Такое неожиданное преображение человека напомнило, как однажды мы с Казаном точно так же прогуливались по городу, после того как он только что поставил свой старый «понтиак» на ремонт в гараж на 26-й улице. Он громко размышлял вслух, кого бы пригласить директором в новую Студию актерского мастерства, которую они задумали открыть вместе с Кермитом, Робертом Льюисом и Черил Крофорд. Все четверо были слишком загружены, чтобы взять это на себя: Казан, Клерман и Льюис находились в зените режиссерской карьеры, Крофорд была преуспевающим продюсером. «Наверное, лучше Ли Страсберга никого не найти. У него как раз есть время заняться этим». Со временем Страсберг не только возглавил Студию актерского мастерства, но стал ее воплощением, а в глазах общественности еще и создателем. Этим он, однако, был обязан тому, что вовремя оказался безработным. Однако, если подумать, такой способ взойти на Олимп мировой славы ничуть не хуже других.

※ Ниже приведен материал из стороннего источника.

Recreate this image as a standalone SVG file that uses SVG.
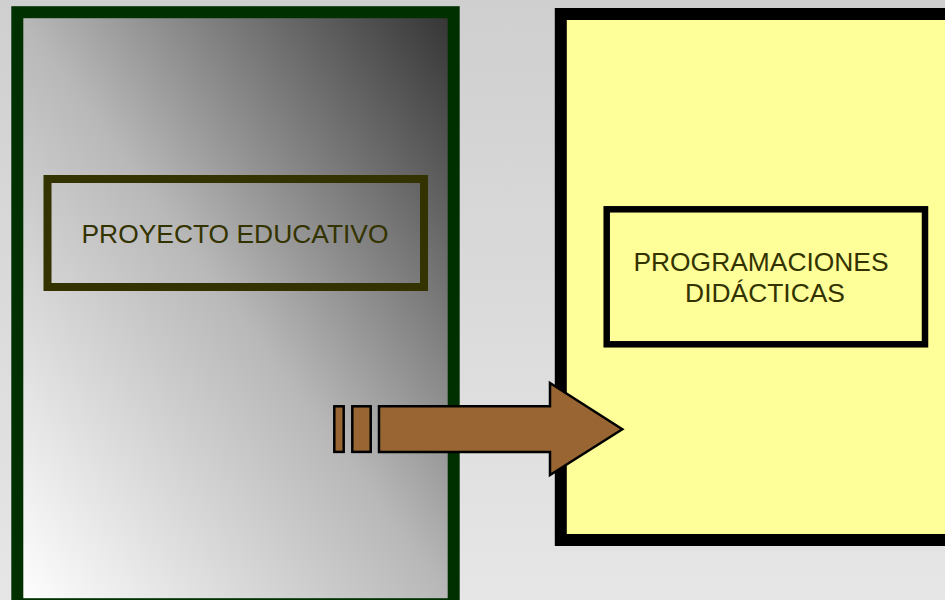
<svg xmlns="http://www.w3.org/2000/svg" width="945" height="600" viewBox="0 0 945 600">
<defs>
<linearGradient id="bg" x1="0" y1="0" x2="0" y2="1">
<stop offset="0" stop-color="#cfcfcf"/>
<stop offset="1" stop-color="#e6e6e6"/>
</linearGradient>
<linearGradient id="grey" x1="0" y1="1" x2="1" y2="0">
<stop offset="0" stop-color="#ffffff"/>
<stop offset="0.5" stop-color="#b8b8b8"/>
<stop offset="1" stop-color="#333333"/>
</linearGradient>
<style>
.lbl{font-family:"Liberation Sans",Arial,sans-serif;font-size:26.4px;fill:#333300;text-anchor:middle}
.arr{fill:#996633;stroke:#000;stroke-width:2.5;stroke-linejoin:miter}
</style>
</defs>
<rect width="945" height="600" fill="url(#bg)"/>
<g id="proyecto-container">
<rect x="17.3" y="12.2" width="436.4" height="592" fill="url(#grey)" stroke="#003000" stroke-width="12"/>
</g>
<g id="programaciones-container">
<rect x="560.8" y="14" width="400" height="526" fill="#ffff99" stroke="#000" stroke-width="12"/>
</g>
<g id="proyecto-educativo">
<rect x="47.5" y="179" width="376.5" height="108" fill="none" stroke="#333300" stroke-width="8"/>
<text class="lbl" x="235" y="242.7">PROYECTO EDUCATIVO</text>
</g>
<g id="programaciones-didacticas">
<rect x="606.7" y="209.3" width="318.3" height="135" fill="none" stroke="#000" stroke-width="6.5"/>
<text class="lbl" x="761" y="270.7">PROGRAMACIONES</text>
<text class="lbl" x="765" y="301.7">DIDÁCTICAS</text>
</g>
<g id="connectors">
<rect class="arr" x="334.3" y="406.3" width="9.4" height="45.6"/>
<rect class="arr" x="352.3" y="406.3" width="18.4" height="45.6"/>
<path class="arr" d="M379 406.3 H550 V383 L622.3 429.3 L550 475 V451.9 H379 Z"/>
</g>
</svg>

Мне казалось, что Вилли должен быть невысокого роста, но вскоре пришлось признать, что ни Ромэн Бонен, ни Эрнст Трукс, ни другие хорошие актеры не соответствуют роли по масштабу, хотя и подходят по внешним данным. Текст послали Ли Коббу, актеру, который запомнился по пьесе Ирвина Шоу, где этот неуклюжий медведь, вечный делец-неудачник, сидя, закутавшись в полотенце, в турецкой бане, шумно покряхтывал: «Хо-хо!» По своей инициативе он прилетел с другого конца страны на собственном двухмоторном самолете, уселся напротив меня в конторе Блумгардена и заявил: «Это моя роль. Ее больше никто не сыграет. Я знаю этого человека». И я не смог ему возразить, когда чуть позже внизу в кафе увидел, как он посмотрел на молодую официантку и победно улыбнулся, будто стремясь оказаться в ее нежных объятиях до того, как она, забыв обо всех других, страстно бросится выполнять его заказ — сандвич по-турецки и кофе, — непременно сопроводив безутешным поцелуем кусочек пикулей на его бутерброде.